TE: Usually we believe that the Cold War ended with the Soviet Union’s collapse and, in essence, our victory. A friend of mine put it another way. The United States, he suggested, was so much more powerful than the USSR that we had a greater capacity to shift our debts elsewhere. The Soviets didn’t and so imploded. My question is this: Are we now seeing the delayed end of the Cold War? Perhaps both superpowers were headed for the proverbial trash bin of history, simply at different rates of speed?

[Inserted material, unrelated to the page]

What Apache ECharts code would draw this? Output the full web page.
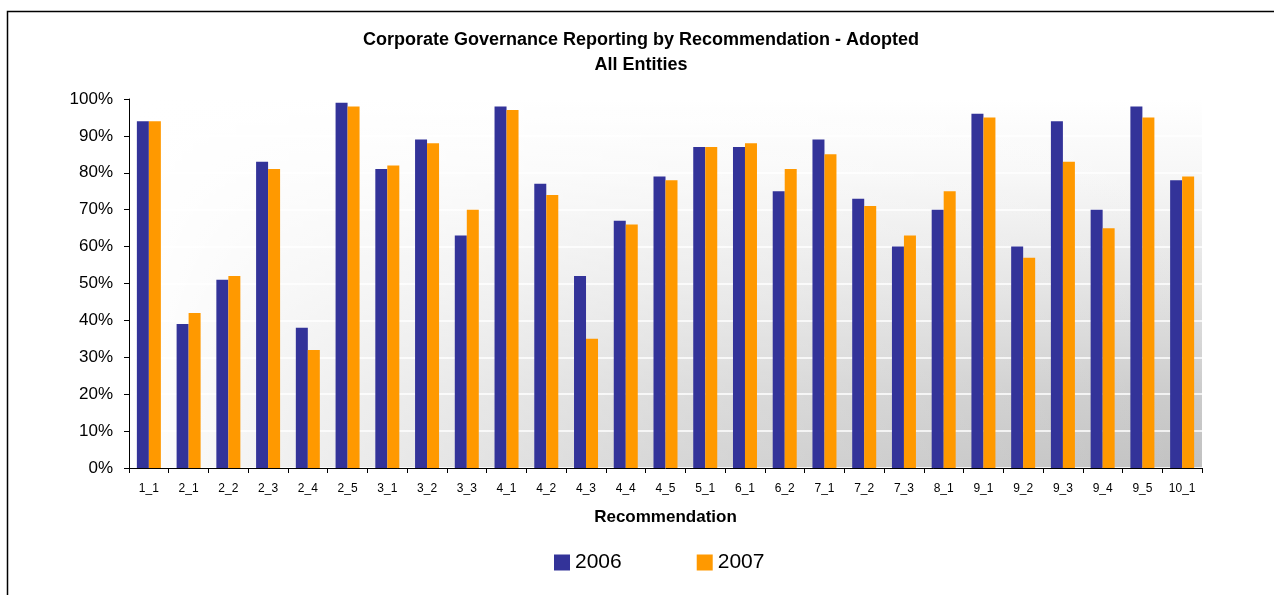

Johnson: I’ve always believed that they went first because they were poorer and that the terrible, hubristic conclusion we drew–that we were victorious, that we won–was off the mark. I always felt that we both lost the Cold War for the same reasons–imperial overstretch, excessive militarism, things that have been identified by students of empires since Babylonia. We’ve never given Mikhail Gorbachev credit. Most historians would say that no empire ever gave up voluntarily. The only one I can think of that tried was the Soviet Union under him.

TE: Any last words?

Johnson: I’m still working on them. My first effort was Blowback, The Costs and Consequences of American Empire. That was well before I anticipated anything like massive terrorist attacks in the United States. It was a statement that the foreign-policy problems–I still just saw them as that–of the first part of the 21st century were going to be left over from the previous century, from our rapacious activities in Latin America, from our failure to truly learn the lessons of Vietnam. The Sorrows of Empire, Militarism, Secrecy, and the End of the Republic was an attempt to come to grips with our militarism. Now, I’m considering how we’ve managed to alienate so many rich, smart allies–every one of them, in fact. How we’ve come to be so truly hated. This, in a Talleyrand sense, is the sort of mistake from which you can’t recover. That’s why I’m planning on calling the third volume of what I now think of as "The Blowback Trilogy," Nemesis. Nemesis was the Greek goddess of vengeance. She also went after people who became too arrogant, who were so taken with themselves that they lost all prudence. She was always portrayed as a fierce figure with a scale in one hand–think, Judgment Day–and a whip in the other

TE: And you believe she’s coming after us?

Johnson: Oh, I believe she’s arrived. I think she’s sitting around waiting for her moment, the one we’re coming up on right now.